Although farms in Sub-Saharan Africa will involve more risk, including potential political instability, poor access to infrastructure or irrigation, as well as issues surrounding challenges to ownership, the yields can be very attractive, with investors reaping returns of 15 or 20 per cent in some cases.

A European trend

Within Europe, only Denmark and Spain have seen average farmland prices drop over the last year or two, with upticks across the rest of the EU. Over the last decade, prices have grown across Britain, France, Italy and Germany.

The Netherlands is the home of record EU farmland prices, which average €49,575 per hectare, compared to €18,962 in Britain, €19,400 in Italy and €22,267 in parts of eastern Germany and €5,420 in France.

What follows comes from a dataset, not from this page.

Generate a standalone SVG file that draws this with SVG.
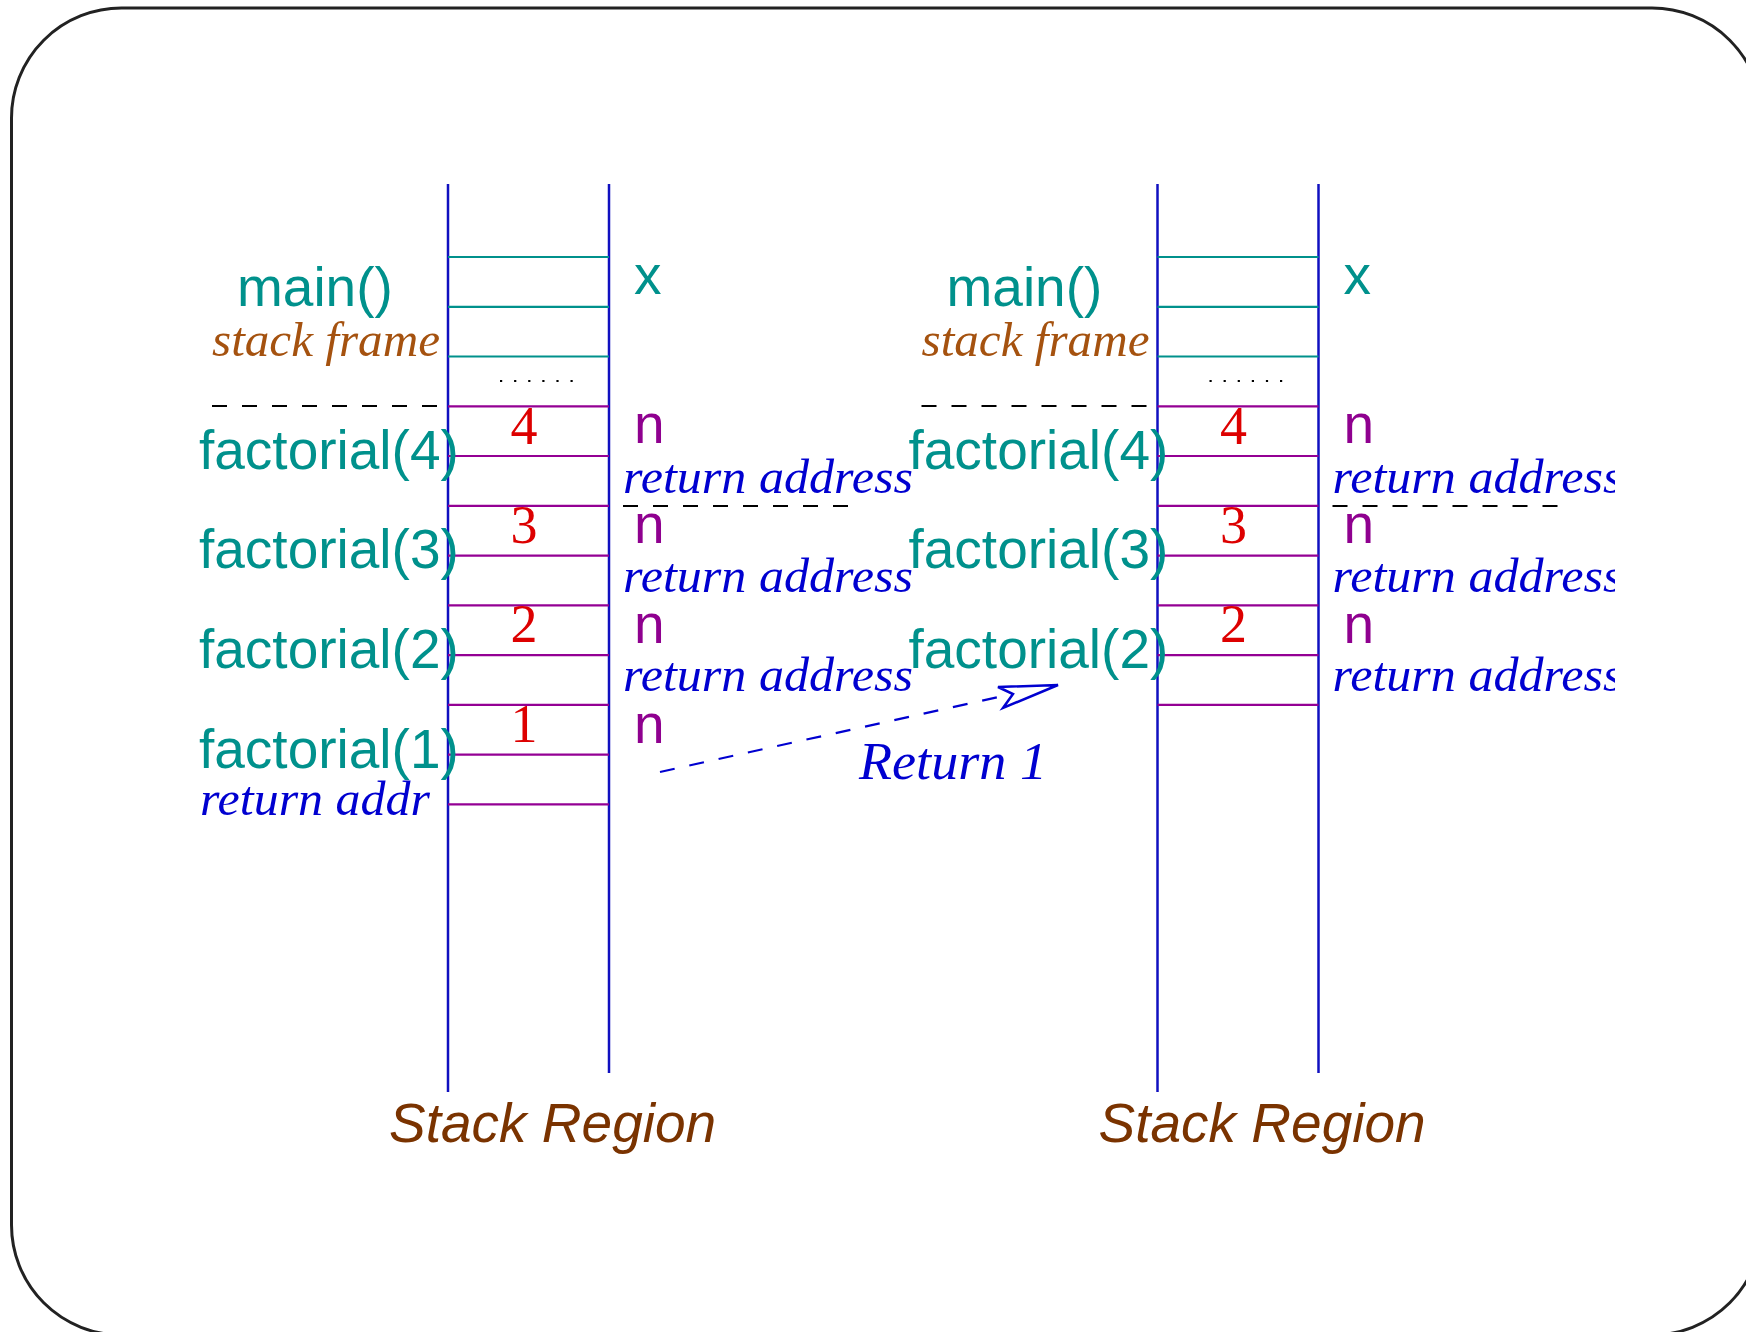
<svg xmlns="http://www.w3.org/2000/svg" width="1746" height="1332" viewBox="0 0 1746 1332">
  <style>
    .sans { font-family: "Liberation Sans", Arial, sans-serif; }
    .serif { font-family: "Liberation Serif", "Times New Roman", serif; }
    .fn { font-size: 55px; fill: #00918c; }
    .var-n { font-size: 55px; fill: #8f008f; }
    .var-x { font-size: 55px; fill: #00918c; }
    .num { font-size: 54px; fill: #dd0000; text-anchor: middle; }
    .ret { font-size: 49px; font-style: italic; fill: #0000d0; }
    .frame { font-size: 49px; font-style: italic; fill: #a5520f; }
    .region { font-size: 55px; font-style: italic; fill: #7a3300; }
    .wall { stroke: #1010c0; stroke-width: 2.5; }
    .slot-main { stroke: #00918c; stroke-width: 2.2; }
    .slot-fn { stroke: #940094; stroke-width: 2.2; }
    .sep { stroke: #000; stroke-width: 2; stroke-dasharray: 15 15; }
    .dots { stroke: #000; stroke-width: 2.2; stroke-dasharray: 2.2 11.9; }
    .flow { stroke: #0000d0; stroke-width: 2.2; stroke-dasharray: 15 15; fill: none; }
  </style>
  <defs>
    <clipPath id="rightClip">
      <rect x="0" y="0" width="1615" height="1332"/>
    </clipPath>
  </defs>

  <!-- slide frame -->
  <rect x="11.5" y="8" width="1750.5" height="1327" rx="110" ry="110" fill="none" stroke="#222" stroke-width="3"/>

  <!-- stack before the return of factorial(1) -->
  <g id="stack-before">
    <line class="wall" x1="448" y1="184" x2="448" y2="1092"/>
    <line class="wall" x1="609" y1="184" x2="609" y2="1073"/>
    <line class="slot-main" x1="448" y1="257" x2="609" y2="257"/>
    <line class="slot-main" x1="448" y1="306.8" x2="609" y2="306.8"/>
    <line class="slot-main" x1="448" y1="356.5" x2="609" y2="356.5"/>
    <line class="slot-fn" x1="448" y1="406.3" x2="609" y2="406.3"/>
    <line class="slot-fn" x1="448" y1="456" x2="609" y2="456"/>
    <line class="slot-fn" x1="448" y1="505.8" x2="609" y2="505.8"/>
    <line class="slot-fn" x1="448" y1="555.6" x2="609" y2="555.6"/>
    <line class="slot-fn" x1="448" y1="605.3" x2="609" y2="605.3"/>
    <line class="slot-fn" x1="448" y1="655.1" x2="609" y2="655.1"/>
    <line class="slot-fn" x1="448" y1="704.8" x2="609" y2="704.8"/>
    <line class="slot-fn" x1="448" y1="754.6" x2="609" y2="754.6"/>
    <line class="slot-fn" x1="448" y1="804.4" x2="609" y2="804.4"/>
    <line class="dots" x1="500" y1="381" x2="575" y2="381"/>
    <line class="sep" x1="212" y1="406" x2="440" y2="406"/>
    <line class="sep" x1="623" y1="506" x2="850" y2="506"/>

    <text class="sans fn" x="237" y="306">main()</text>
    <text class="serif frame" x="212" y="356" textLength="228" lengthAdjust="spacingAndGlyphs">stack frame</text>
    <text class="sans fn" x="199" y="469">factorial(4)</text>
    <text class="sans fn" x="199" y="568">factorial(3)</text>
    <text class="sans fn" x="199" y="668">factorial(2)</text>
    <text class="sans fn" x="199" y="768">factorial(1)</text>
    <text class="serif ret" x="200" y="815" textLength="230" lengthAdjust="spacingAndGlyphs">return addr</text>

    <text class="serif num" x="524" y="444">4</text>
    <text class="serif num" x="524" y="543">3</text>
    <text class="serif num" x="524" y="642">2</text>
    <text class="serif num" x="524" y="742">1</text>

    <text class="sans var-x" x="634" y="294">x</text>
    <text class="sans var-n" x="634" y="443">n</text>
    <text class="sans var-n" x="634" y="543">n</text>
    <text class="sans var-n" x="634" y="643">n</text>
    <text class="sans var-n" x="634" y="743">n</text>
    <text class="serif ret" x="623" y="493" textLength="290" lengthAdjust="spacingAndGlyphs">return address</text>
    <text class="serif ret" x="623" y="592" textLength="290" lengthAdjust="spacingAndGlyphs">return address</text>
    <text class="serif ret" x="623" y="691" textLength="290" lengthAdjust="spacingAndGlyphs">return address</text>

    <text class="sans region" x="389" y="1142">Stack Region</text>
  </g>

  <!-- stack after factorial(1) has returned -->
  <g id="stack-after">
    <line class="wall" x1="1157.5" y1="184" x2="1157.5" y2="1092"/>
    <line class="wall" x1="1318.5" y1="184" x2="1318.5" y2="1073"/>
    <line class="slot-main" x1="1157.5" y1="257" x2="1318.5" y2="257"/>
    <line class="slot-main" x1="1157.5" y1="306.8" x2="1318.5" y2="306.8"/>
    <line class="slot-main" x1="1157.5" y1="356.5" x2="1318.5" y2="356.5"/>
    <line class="slot-fn" x1="1157.5" y1="406.3" x2="1318.5" y2="406.3"/>
    <line class="slot-fn" x1="1157.5" y1="456" x2="1318.5" y2="456"/>
    <line class="slot-fn" x1="1157.5" y1="505.8" x2="1318.5" y2="505.8"/>
    <line class="slot-fn" x1="1157.5" y1="555.6" x2="1318.5" y2="555.6"/>
    <line class="slot-fn" x1="1157.5" y1="605.3" x2="1318.5" y2="605.3"/>
    <line class="slot-fn" x1="1157.5" y1="655.1" x2="1318.5" y2="655.1"/>
    <line class="slot-fn" x1="1157.5" y1="704.8" x2="1318.5" y2="704.8"/>
    <line class="dots" x1="1209.5" y1="381" x2="1284.5" y2="381"/>
    <line class="sep" x1="921.5" y1="406" x2="1149.5" y2="406"/>
    <line class="sep" x1="1332.5" y1="506" x2="1559.5" y2="506"/>

    <text class="sans fn" x="946.5" y="306">main()</text>
    <text class="serif frame" x="921.5" y="356" textLength="228" lengthAdjust="spacingAndGlyphs">stack frame</text>
    <text class="sans fn" x="908.5" y="469">factorial(4)</text>
    <text class="sans fn" x="908.5" y="568">factorial(3)</text>
    <text class="sans fn" x="908.5" y="668">factorial(2)</text>

    <text class="serif num" x="1233.5" y="444">4</text>
    <text class="serif num" x="1233.5" y="543">3</text>
    <text class="serif num" x="1233.5" y="642">2</text>

    <text class="sans var-x" x="1343.5" y="294">x</text>
    <text class="sans var-n" x="1343.5" y="443">n</text>
    <text class="sans var-n" x="1343.5" y="543">n</text>
    <text class="sans var-n" x="1343.5" y="643">n</text>
    <g clip-path="url(#rightClip)">
      <text class="serif ret" x="1332.5" y="493" textLength="290" lengthAdjust="spacingAndGlyphs">return address</text>
      <text class="serif ret" x="1332.5" y="592" textLength="290" lengthAdjust="spacingAndGlyphs">return address</text>
      <text class="serif ret" x="1332.5" y="691" textLength="290" lengthAdjust="spacingAndGlyphs">return address</text>
    </g>

    <text class="sans region" x="1098.5" y="1142">Stack Region</text>
  </g>

  <!-- return value flowing back to the caller -->
  <g id="connectors">
    <line class="flow" x1="660" y1="772" x2="1012" y2="694"/>
    <polygon points="1058,685 998,687 1013,694 1003,708" fill="#fff" stroke="#0000d0" stroke-width="2.5" stroke-linejoin="miter"/>
    <text class="serif ret" x="859" y="779" style="font-size:52px" textLength="188" lengthAdjust="spacingAndGlyphs">Return 1</text>
  </g>
</svg>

As you might expect, growth within the UK varies significantly between different types of farmland and regions. Larger arable farms have seen strong growth, while smaller livestock farms (where buildings, both part of the working farm and residential, may well account for the majority of the holding's value) have seen far weaker growth.

Research by Smiths Gore suggests that there is a significant variation between the marketing of farmland within the UK. The south-west and east of England are the most active regions, with 19,300 acres and 18,000 acres marketed respectively this year, compared to 4,500 acres in the north-east and 5,800 in the north-west.

Private investors and high-net-worth individuals have also been buying up UK farmland, with tax benefits seen as a contributing factor. These include generous tax breaks on inheritance
and capital gains tax. Land is exempt from inheritance tax, provided it is actively farmed.

While capital growth for UK farms has been very positive, it must be remembered that average yields can be low (between 1 and 2 per cent). This may also discourage some potential investors.

Although we do not expect the dramatic rises in farmland values to continue over the next decade, strong demand and limited supply will mean that prices are likely to remain stable, at the very least, for the foreseeable future.